Il existe une documentation précieuse sur cette histoire, c’est le compte-rendu des séances de spiritisme rédigé par un collaborateur de Flournoy. Ces documents sont conservés dans les papiers d’Auguste Lemaître inventoriés sous la cote Ms. Fr. 6771 et intitulés Compte rendu autographe des séances psychiques du 28 octobre 1894 au 2 juillet 1899, et d’événements paranormaux survenus du 4 mars 1900 au 18 mai 1901. C’est à la Bibliothèque de Genève que je me suis rendu pour consulter et retranscrire cette documentation.
Ce qui est manifeste quand on lit ces comptes-rendus, c’est qu’il manque à Flournoy, dans son exposé, la capacité de reconnaître qu’il est pris dans une relation en perpétuelle reconfiguration, que l’attitude d’Élise Müller en état d’hypnose s’ajuste continuellement au jeu d’influences des participant-e-s et que son récit est le résultat d’un processus d’élaboration collectif auquel il participe activement par ses questions, ses suggestions et ses pièges. Ce qui lui manque c’est d’accepter que l’invention des langues est leur invention commune et qu’elle constitue l’ultime refuge où déposer une histoire qu’ils vivent par procuration.
Nous avons appréhendé ce projet à travers le texte du compte-rendu des séances car ces notations sont scrupuleuses, elles mentionnent les moindres faits et gestes des participants et constituent un matériau irremplaçable sur cette apparition des langues. L’écoute des langues a considérablement changé en un siècle et ce qu’elles nous disent aujourd’hui est différent. Le langage s’est enrichi de nouvelles problématiques qui participent de plein droit au discours: sa fluidité, son rythme, ses intonations, l’attitude du corps… Et, dans cette lumière, apparaît une tout autre histoire que celle racontée par Flournoy dans son ouvrage.
Votre approche s’appuie sur les mots pour créer une mise en scène sonore et visuelle. Au contraire, les dessins évocateurs d’Élise Müller ont constitué le point de départ de l’exposition de la Bibliothèque de Genève. Ces dessins ont-ils influencé votre base narrative?
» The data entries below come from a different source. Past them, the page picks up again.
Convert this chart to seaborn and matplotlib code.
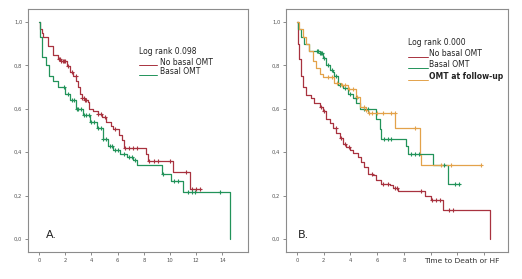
import numpy as np
import pandas as pd
import matplotlib
matplotlib.use("Agg")
import matplotlib.pyplot as plt
import seaborn as sns

# ---------------- data ----------------
# Panel A
tA_red = [0, 0.1, 0.2, 0.3, 0.7, 1.07, 1.45, 1.7, 2.1, 2.35, 2.6, 2.85, 3.0, 3.1, 3.25, 3.5, 3.75, 3.8,
          4.1, 4.5, 4.8, 5.15, 5.5, 5.65, 6.1, 6.3, 6.45, 8.2, 8.35, 10.25, 11.5, 12.4]
sA_red = [1.0, 0.97, 0.95, 0.93, 0.89, 0.85, 0.83, 0.82, 0.795, 0.77, 0.75, 0.73, 0.70, 0.67, 0.65, 0.64, 0.63, 0.60,
          0.59, 0.575, 0.56, 0.54, 0.52, 0.505, 0.48, 0.455, 0.42, 0.39, 0.36, 0.31, 0.23, 0.23]
cA_red = [1.5, 1.6, 1.7, 1.8, 1.9, 2.0, 2.2, 2.5, 2.8, 3.3, 3.4, 3.5, 3.6, 4.5, 4.7, 5.0, 5.8, 6.6,
          6.9, 7.2, 7.5, 8.4, 8.8, 9.1, 10.0, 11.2, 11.7, 12.0, 12.3]

tA_grn = [0, 0.1, 0.25, 0.55, 0.8, 1.07, 1.45, 1.96, 2.35, 2.85, 3.37, 3.9, 4.4, 4.9, 5.3, 5.65, 6.2,
          6.7, 7.2, 7.45, 9.35, 10.1, 11.0, 14.58, 14.58]
sA_grn = [1.0, 0.93, 0.84, 0.80, 0.75, 0.73, 0.70, 0.67, 0.64, 0.60, 0.57, 0.54, 0.51, 0.46, 0.43, 0.41, 0.39,
          0.38, 0.365, 0.34, 0.30, 0.265, 0.215, 0.215, 0.0]
cA_grn = [1.9, 2.2, 2.5, 2.7, 2.9, 3.0, 3.2, 3.4, 3.6, 3.8, 4.0, 4.2, 4.5, 4.7, 4.9, 5.1, 5.4, 5.6, 5.8,
          6.0, 6.5, 6.9, 7.1, 7.3, 9.5, 10.3, 10.6, 11.4, 11.7, 11.9, 13.8]

# Panel B
tB_red = [0, 0.05, 0.17, 0.3, 0.43, 0.68, 1.05, 1.3, 1.68, 1.93, 2.18, 2.43, 2.68, 2.93, 3.18, 3.43, 3.68,
          3.93, 4.18, 4.55, 4.8, 5.05, 5.3, 5.68, 5.93, 6.3, 6.93, 7.18, 7.55, 9.55, 10.05, 10.93, 14.43, 14.43]
sB_red = [1.0, 0.90, 0.83, 0.75, 0.70, 0.665, 0.65, 0.625, 0.61, 0.59, 0.555, 0.535, 0.51, 0.49, 0.465, 0.44, 0.425,
          0.41, 0.395, 0.38, 0.355, 0.33, 0.30, 0.295, 0.27, 0.255, 0.25, 0.235, 0.22, 0.20, 0.18, 0.135, 0.135, 0.0]
cB_red = [1.8, 2.0, 2.9, 3.3, 3.6, 3.9, 5.6, 6.4, 6.8, 7.3, 7.5, 9.3, 10.1, 10.4, 10.7, 11.4, 11.7]

tB_grn = [0, 0.1, 0.3, 0.55, 0.93, 1.68, 1.93, 2.18, 2.43, 2.68, 2.8, 3.05, 3.43, 3.8, 4.18, 4.43, 4.68,
          5.93, 6.18, 6.3, 8.18, 8.3, 10.18, 11.3, 12.2]
sB_grn = [1.0, 0.97, 0.93, 0.90, 0.865, 0.857, 0.835, 0.80, 0.78, 0.77, 0.75, 0.71, 0.695, 0.67, 0.65, 0.625, 0.60,
          0.555, 0.505, 0.46, 0.43, 0.39, 0.34, 0.255, 0.255]
cB_grn = [1.5, 1.6, 1.7, 1.8, 1.9, 2.0, 2.3, 2.6, 2.9, 3.2, 3.6, 4.0, 4.4, 5.0, 5.3, 6.5, 6.8, 7.0,
          8.5, 8.8, 9.1, 11.0, 11.8, 12.1]

tB_org = [0, 0.17, 0.43, 0.68, 0.93, 1.18, 1.43, 1.68, 1.93, 2.8, 3.3, 3.8, 4.43, 4.68, 5.18, 5.3,
          7.35, 9.18, 9.25, 13.8]
sB_org = [1.0, 0.97, 0.93, 0.90, 0.865, 0.82, 0.79, 0.76, 0.745, 0.72, 0.71, 0.69, 0.655, 0.61, 0.595, 0.58,
          0.51, 0.385, 0.34, 0.34]
cB_org = [2.3, 2.6, 3.0, 3.4, 3.6, 3.9, 4.2, 4.5, 5.0, 5.2, 5.4, 5.6, 6.0, 6.4, 7.0, 7.3, 8.8, 10.8, 11.5, 13.8]

x_ticks_A = [0, 2, 4, 6, 8, 10, 12, 14]
x_ticks_B = [0, 2, 4, 6, 8, 10, 12, 14]
x_labels_B = ["0", "2", "4", "6", "8", "", "", ""]
y_ticks = [0.0, 0.2, 0.4, 0.6, 0.8, 1.0]
y_labels = ["0,0", "0,2", "0,4", "0,6", "0,8", "1,0"]

labels = ["No basal OMT", "Basal OMT", "OMT at follow-up"]
RED = "#a8323f"
GRN = "#22935a"
ORG = "#e3a24a"

sns.set_style("white")
plt.rcParams["font.family"] = ["DejaVu Sans"]

fig = plt.figure(figsize=(5.22, 2.79), dpi=100)
axA = fig.add_axes([28 / 522, 1 - 252 / 279, 220 / 522, 243 / 279])
axB = fig.add_axes([286 / 522, 1 - 252 / 279, 222 / 522, 243 / 279])


def km(ax, t, s, c, color):
    t = np.asarray(t, float)
    s = np.asarray(s, float)
    df = pd.DataFrame({"t": t, "s": s})
    sns.lineplot(data=df, x="t", y="s", ax=ax, color=color, lw=0.9,
                 drawstyle="steps-post", estimator=None, sort=False)
    c = np.asarray(c, float)
    idx = np.searchsorted(t, c, side="right") - 1
    cdf = pd.DataFrame({"t": c, "s": s[idx]})
    sns.scatterplot(data=cdf, x="t", y="s", ax=ax, color=color, edgecolor=color,
                    marker="+", s=10, linewidth=0.8, zorder=3)


def style(ax, xlim, xticks, xlabels):
    ax.set_xlim(*xlim)
    ax.set_ylim(-0.06, 1.06)
    ax.set_xticks(xticks)
    ax.set_xticklabels(xlabels)
    ax.set_yticks(y_ticks)
    ax.set_yticklabels(y_labels)
    ax.set_xlabel("")
    ax.set_ylabel("")
    for sp in ax.spines.values():
        sp.set_color("#8c8c8c")
        sp.set_linewidth(0.8)
    ax.tick_params(axis="both", which="both", direction="out", length=2.5, width=0.6,
                   color="#777777", labelsize=3.8, labelcolor="#555555", pad=1.5,
                   left=True, bottom=True)


# Panel A
km(axA, tA_red, sA_red, cA_red, RED)
km(axA, tA_grn, sA_grn, cA_grn, GRN)
style(axA, (-0.84, 15.95), x_ticks_A, [str(v) for v in x_ticks_A])
axA.text(0.5, 0.02, "A.", fontsize=8, color="#222222", va="center")
axA.text(7.6, 0.865, "Log rank 0.098", fontsize=5.5, color="#222222", va="center")
axA.plot([7.6, 9.0], [0.80, 0.80], color=RED, lw=0.7)
axA.text(9.2, 0.815, labels[0], fontsize=5.5, color="#222222", va="center")
axA.plot([7.6, 9.0], [0.755, 0.755], color=GRN, lw=0.7)
axA.text(9.2, 0.77, labels[1], fontsize=5.5, color="#222222", va="center")

# Panel B
km(axB, tB_red, sB_red, cB_red, RED)
km(axB, tB_grn, sB_grn, cB_grn, GRN)
km(axB, tB_org, sB_org, cB_org, ORG)
style(axB, (-0.83, 15.8), x_ticks_B, x_labels_B)
axB.text(0.05, 0.02, "B.", fontsize=8, color="#222222", va="center")
axB.text(8.3, 0.905, "Log rank 0.000", fontsize=5.5, color="#222222", va="center")
axB.plot([8.3, 9.8], [0.84, 0.84], color=RED, lw=0.7)
axB.text(9.9, 0.855, labels[0], fontsize=5.5, color="#222222", va="center")
axB.plot([8.3, 9.8], [0.79, 0.79], color=GRN, lw=0.7)
axB.text(9.9, 0.805, labels[1], fontsize=5.5, color="#222222", va="center")
axB.plot([8.3, 9.8], [0.735, 0.735], color=ORG, lw=0.7)
axB.text(9.9, 0.75, labels[2], fontsize=5.5, color="#222222", va="center", fontweight="bold")
fig.text(424 / 522, 1 - 261 / 279, "Time to Death or HF", fontsize=5.4, color="#333333", va="center")

fig.savefig("out.png", dpi=100)
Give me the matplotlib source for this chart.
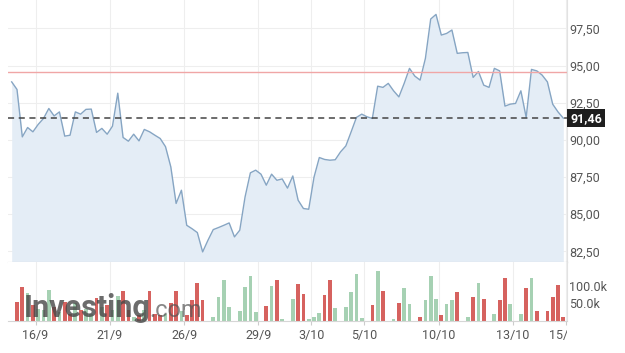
import matplotlib.pyplot as plt
from matplotlib.transforms import Bbox, TransformedBbox

# closing prices, one per bar
price = [93.90, 93.39, 90.20, 90.83, 90.54, 91.04, 91.44, 92.11, 91.61, 91.88,
         90.25, 90.31, 91.88, 91.73, 92.05, 92.07, 90.50, 90.77, 90.38, 90.92,
         93.14, 90.16, 89.91, 90.38, 89.93, 90.70, 90.54, 90.31, 90.09, 89.54,
         88.18, 85.72, 86.61, 84.25, 84.02, 83.76, 82.46, 83.24, 83.96, 84.10,
         84.25, 84.41, 83.47, 83.92, 86.16, 87.78, 87.96, 87.69, 86.95, 87.69,
         87.28, 87.37, 86.75, 87.57, 85.94, 85.38, 85.33, 87.49, 88.81, 88.68,
         88.63, 88.66, 89.19, 89.59, 90.54, 91.51, 91.73, 91.55, 91.44, 93.61,
         93.53, 93.80, 93.30, 92.89, 93.80, 94.81, 94.29, 94.02, 95.48, 98.13,
         98.44, 97.05, 97.16, 97.39, 95.82, 95.86, 95.88, 94.20, 94.60, 93.68,
         93.53, 94.81, 94.64, 92.27, 92.40, 92.45, 93.30, 91.51, 94.74, 94.64,
         94.36, 93.90, 92.40, 91.88, 91.46]

# volume in thousands
volume = [0, 53, 98, 80, 45, 35, 30, 90, 40, 25,
          55, 20, 50, 30, 35, 20, 66, 40, 45, 30,
          73, 87, 30, 10, 15, 30, 88, 20, 15, 20,
          50, 86, 28, 15, 61, 110, 61, 0, 10, 70,
          120, 40, 0, 28, 98, 131, 25, 0, 42, 101,
          118, 3, 0, 64, 106, 78, 3, 11, 23, 74,
          118, 38, 0, 41, 85, 138, 8, 0, 45, 144,
          88, 0, 3, 52, 96, 49, 0, 9, 59, 131,
          62, 15, 49, 59, 85, 0, 10, 70, 111, 62,
          0, 18, 59, 124, 49, 0, 18, 96, 126, 29,
          0, 29, 68, 103, 9]
# bar colour per bar: r = down, g = up
updown = ("rrrgrgggrg" "rrgrggrgrg" "grrgrgrrrg" "rrgrrrrggg" "ggggggggrg"
          "rgggrrgggr" "rgggggggrg" "rggrgggrgg" "grggrggrgr" "ggrrgggrgr"
          "rrrrr")

high_line = 94.56
last_price = 91.46
price_ticks = [82.5, 85.0, 87.5, 90.0, 92.5, 95.0, 97.5]
vol_ticks = [50, 100]
date_pos = [4.5, 18.5, 32.5, 46.5, 56.5, 66.5, 80.5, 94.5, 104.5]
date_labels = ["16/9", "21/9", "26/9", "29/9", "3/10", "5/10", "10/10", "13/10", "15/10"]

plt.rcParams['font.family'] = ['Roboto', 'DejaVu Sans']
W, H = 625, 353
fig = plt.figure(figsize=(W / 100, H / 100), dpi=100)
left, right = 8.3 / W, 566.7 / W
ax = fig.add_axes([left, 1 - 262.3 / H, right - left, 262.3 / H])
vax = fig.add_axes([left, 1 - 320.5 / H, right - left, (320.5 - 262.3) / H])

x = list(range(len(price)))
xlim = (-0.64, 104.64)
grid_c = "#eeeeee"
txt_c = "#555555"

# price panel
ax.fill_between(x, price, 81.76, color="#e4edf6", lw=0)
ax.plot(x, price, color="#86a5c3", lw=1)
ax.axhline(high_line, color="#f0a6a6", lw=1)
ax.axhline(last_price, color="#444444", lw=1.1, ls=(0, (4, 3)))
ax.set_xlim(*xlim)
ax.set_ylim(81.76, 99.41)
ax.set_yticks(price_ticks, labels=[f"{v:.2f}".replace(".", ",") for v in price_ticks])
ax.yaxis.tick_right()
ax.tick_params(axis="y", length=0, pad=2, labelsize=9, labelcolor=txt_c)
ax.set_xticks(date_pos)
ax.tick_params(axis="x", length=0, labelbottom=False)
ax.grid(True, color=grid_c, lw=0.8)
ax.set_axisbelow(True)
for s in ["top", "left"]:
    ax.spines[s].set_visible(False)
ax.spines["bottom"].set_color("#c4c4c4")
ax.spines["right"].set_color("#e2e2e2")
ax.text(1.0 + 3.5 / (right - left) / W, last_price, f"{last_price:.2f}".replace(".", ","),
        transform=ax.get_yaxis_transform(), color="white", fontsize=9, fontweight="bold",
        va="center", ha="left",
        bbox=dict(boxstyle="square,pad=0.22", fc="#1e1e1e", ec="none"))

# volume panel
bar_c = ["#d6625f" if c == "r" else "#a6d1b3" for c in updown]
vax.bar(x, [v * 1000 for v in volume], width=0.7, color=bar_c, lw=0)
vax.set_xlim(*xlim)
vax.set_ylim(0, 171000)
vax.set_yticks([v * 1000 for v in vol_ticks], labels=[f"{v:.1f}k" for v in vol_ticks])
vax.yaxis.tick_right()
vax.tick_params(axis="y", length=0, pad=2, labelsize=9, labelcolor=txt_c)
vax.set_xticks(date_pos, labels=date_labels)
vax.tick_params(axis="x", length=3, color="#cccccc", pad=3, labelsize=9, labelcolor=txt_c)
vax.grid(True, axis="x", color=grid_c, lw=0.8)
vax.set_axisbelow(True)
for s in ["top", "left"]:
    vax.spines[s].set_visible(False)
vax.spines["bottom"].set_color("#d6d6d6")
vax.spines["right"].set_color("#e2e2e2")
clip = TransformedBbox(Bbox([[0, 0], [right, 1]]), fig.transFigure)
for t in vax.get_xticklabels():
    t.set_clip_box(clip)
    t.set_clip_on(True)

# watermark
fig.text(24 / W, 1 - 317 / H, "Investing", fontsize=22, fontweight="bold",
         color="#474747", alpha=0.8, ha="left", va="baseline")
fig.text(149 / W, 1 - 317 / H, ".com", fontsize=17, color="#555555", alpha=0.7,
         ha="left", va="baseline")

fig.savefig("out.png", dpi=100)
Au début, notre projet s’est concentré sur les mots et les récits qui se tissent lors des séances de spiritisme. La radio est, à cet égard, un médium tout à fait singulier puisque la voix y circule au gré des ondes. Le film lui-même ne présente pas une reconstitution des séances de spiritisme, mais il montre le travail de lecture des acteurs sur le plateau de la radio. Pourtant, après avoir enregistré et tourné cette lecture, il nous a semblé que manquait au film une dimension qui renvoie à la représentation imaginaire décrite par Élise Müller. Et nous nous sommes tournés, naturellement, vers les dessins à travers lesquels elle tente de représenter les mondes où elle voyage. Cette apparition des dessins à la fin du film constitue une ouverture, un appel vers l’imaginaire du spectateur. Ils témoignent de la liberté fragile et obstinée d’Élise Müller.
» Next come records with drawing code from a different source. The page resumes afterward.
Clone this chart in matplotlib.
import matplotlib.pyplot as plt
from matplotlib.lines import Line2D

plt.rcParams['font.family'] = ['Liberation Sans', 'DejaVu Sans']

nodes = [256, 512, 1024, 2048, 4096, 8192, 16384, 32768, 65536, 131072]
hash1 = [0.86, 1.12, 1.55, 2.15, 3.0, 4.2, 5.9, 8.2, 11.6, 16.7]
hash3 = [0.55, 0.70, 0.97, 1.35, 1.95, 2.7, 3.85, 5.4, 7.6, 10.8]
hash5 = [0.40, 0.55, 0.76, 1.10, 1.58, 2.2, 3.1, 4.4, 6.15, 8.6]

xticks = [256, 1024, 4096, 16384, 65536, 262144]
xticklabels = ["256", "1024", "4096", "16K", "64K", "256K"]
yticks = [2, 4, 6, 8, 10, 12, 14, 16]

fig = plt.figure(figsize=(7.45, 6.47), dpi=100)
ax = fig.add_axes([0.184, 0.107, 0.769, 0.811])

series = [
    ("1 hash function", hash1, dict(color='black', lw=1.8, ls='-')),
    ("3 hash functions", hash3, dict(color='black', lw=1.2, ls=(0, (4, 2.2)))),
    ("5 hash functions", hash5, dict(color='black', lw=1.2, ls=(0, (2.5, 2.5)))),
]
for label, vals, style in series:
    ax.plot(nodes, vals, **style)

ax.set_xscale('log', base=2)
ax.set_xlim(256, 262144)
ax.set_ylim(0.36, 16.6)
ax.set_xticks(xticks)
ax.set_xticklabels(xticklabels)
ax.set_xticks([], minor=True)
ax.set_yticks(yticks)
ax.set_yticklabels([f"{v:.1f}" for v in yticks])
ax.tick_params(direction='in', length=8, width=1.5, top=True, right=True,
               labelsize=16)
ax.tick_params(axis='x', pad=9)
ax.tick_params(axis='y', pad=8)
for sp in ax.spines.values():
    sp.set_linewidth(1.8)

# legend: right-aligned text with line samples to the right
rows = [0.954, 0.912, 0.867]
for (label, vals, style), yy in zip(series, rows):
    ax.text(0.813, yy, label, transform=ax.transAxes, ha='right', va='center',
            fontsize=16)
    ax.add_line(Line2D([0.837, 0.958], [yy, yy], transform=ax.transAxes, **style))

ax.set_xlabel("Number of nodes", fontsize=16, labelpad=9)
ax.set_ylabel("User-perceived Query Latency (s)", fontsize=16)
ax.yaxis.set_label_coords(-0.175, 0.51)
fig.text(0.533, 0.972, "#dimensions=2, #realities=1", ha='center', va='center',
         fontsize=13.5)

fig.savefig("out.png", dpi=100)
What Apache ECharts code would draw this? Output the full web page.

En réalisant ce projet, votre compréhension de la femme qu’était Élise Müller a-t-elle évolué?
Difficile de parler de la femme qu’était Élise Müller. Nous ne l’avons appréhendée qu’à travers quelques textes et dessins. L’image que nous avons construite est celle d’un personnage fragile et émancipé. Il faudrait développer cet argument, car Élise Müller est aussi contrainte et fortement déterminée par sa rencontre avec Théodore Flournoy. C’est une femme audacieuse qui n’est ni rebutée par le monde de l’enfance qu’elle convoque sans cesse, ni par la supériorité intellectuelle d’un homme qui la convie à jouer avec les limites du dicible et de l’imaginable.